1921 film by Robert Zigler Leonard

The Gilded Lily is a surviving 1921 American silent drama film directed by Robert Z. Leonard and written by Clara Beranger and Tom McNamara. The film stars Mae Murray, Lowell Sherman, Jason Robards Sr., Charles K. Gerrard, and Leonora von Ottinger. The film was released on March 6, 1921, by Paramount Pictures.

==Plot==
A young man from the country goes to a big city where he falls in love with a showgirl. She then decides to give up her profession to become a housewife, and he decides to leave her.

==Cast==
- Mae Murray as Lillian Drake
- Lowell Sherman as Creighton Howard
- Jason Robards Sr. as Frank Thompson
- Charles K. Gerrard as John Stewart
- Leonora von Ottinger as Mrs.

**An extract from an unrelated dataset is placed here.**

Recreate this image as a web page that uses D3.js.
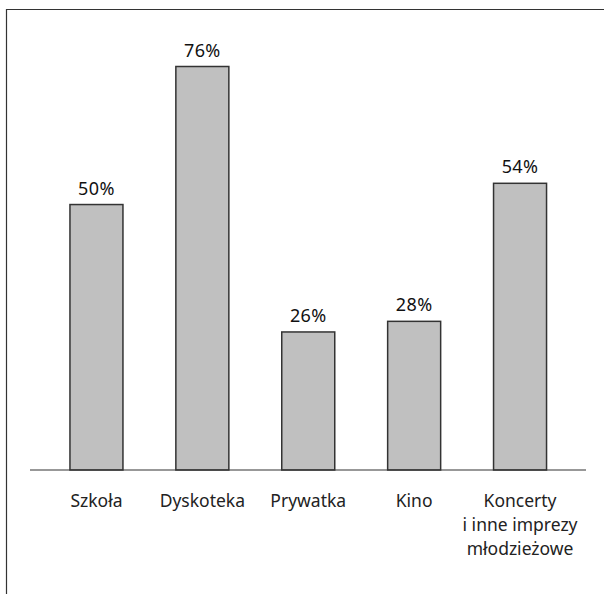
<!DOCTYPE html>
<html><head><meta charset="utf-8">
<script src="https://cdn.jsdelivr.net/npm/d3@7"></script>
<style>body{margin:0;background:#fff}svg{display:block}</style>
</head><body>
<script>
const categories = ["Szkoła", "Dyskoteka", "Prywatka", "Kino", "Koncerty\ni inne imprezy\nmłodzieżowe"];
const values = [50, 76, 26, 28, 54];
const valueLabels = ["50%", "76%", "26%", "28%", "54%"];

const W = 604, H = 594;
const svg = d3.select("body").append("svg").attr("width", W).attr("height", H);
const font = "'Noto Sans', 'Open Sans', sans-serif";

// frame
svg.append("line").attr("x1", 6).attr("x2", W).attr("y1", 9.5).attr("y2", 9.5).attr("stroke", "#333").attr("stroke-width", 1.2);
svg.append("line").attr("x1", 6.5).attr("x2", 6.5).attr("y1", 9).attr("y2", H).attr("stroke", "#333").attr("stroke-width", 1.2);

const x = d3.scaleBand().domain(d3.range(categories.length)).range([43.5, 573]).padding(0);
const y = d3.scaleLinear().domain([0, 76]).range([470, 66.5]);

const bw = x.bandwidth();
const barW = 53;
svg.selectAll("rect.bar").data(values).join("rect")
  .attr("class", "bar")
  .attr("x", (d, i) => x(i) + (bw - barW) / 2)
  .attr("width", barW)
  .attr("y", d => y(d))
  .attr("height", d => y(0) - y(d))
  .attr("fill", "#c0c0c0").attr("stroke", "#333").attr("stroke-width", 1.5);

// baseline
svg.append("line").attr("x1", 30).attr("x2", 586).attr("y1", y(0)).attr("y2", y(0)).attr("stroke", "#333").attr("stroke-width", 1.2);

svg.selectAll("text.val").data(values).join("text")
  .attr("class", "val")
  .attr("x", (d, i) => x(i) + bw / 2)
  .attr("y", d => y(d) - 10)
  .attr("text-anchor", "middle")
  .attr("font-family", font).attr("font-size", 18).attr("fill", "#111")
  .attr("letter-spacing", 0.4)
  .text((d, i) => valueLabels[i]);

const cat = svg.selectAll("text.cat").data(categories).join("text")
  .attr("class", "cat")
  .attr("text-anchor", "middle")
  .attr("font-family", font).attr("font-size", 17.5).attr("fill", "#222");
cat.each(function(d, i) {
  const t = d3.select(this);
  d.split("\n").forEach((line, j) => {
    t.append("tspan").attr("x", x(i) + bw / 2).attr("y", 507 + j * 24).text(line);
  });
});
</script>
</body></html>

Thompson

==Production==
The opening scene with Mae Murray wearing a gold tinsel cloth costume in front of a deep blue background was shot using the Prizma color system.

==Censorship==
Initially, The Gilded Lily was rejected in its entirety by the Kansas Board of Review, but was approved for release after numerous eliminations.

==Preservation status==
A print survives in Museo del Cine Buenos Aires, Pablo C. Ducros Hicken archive.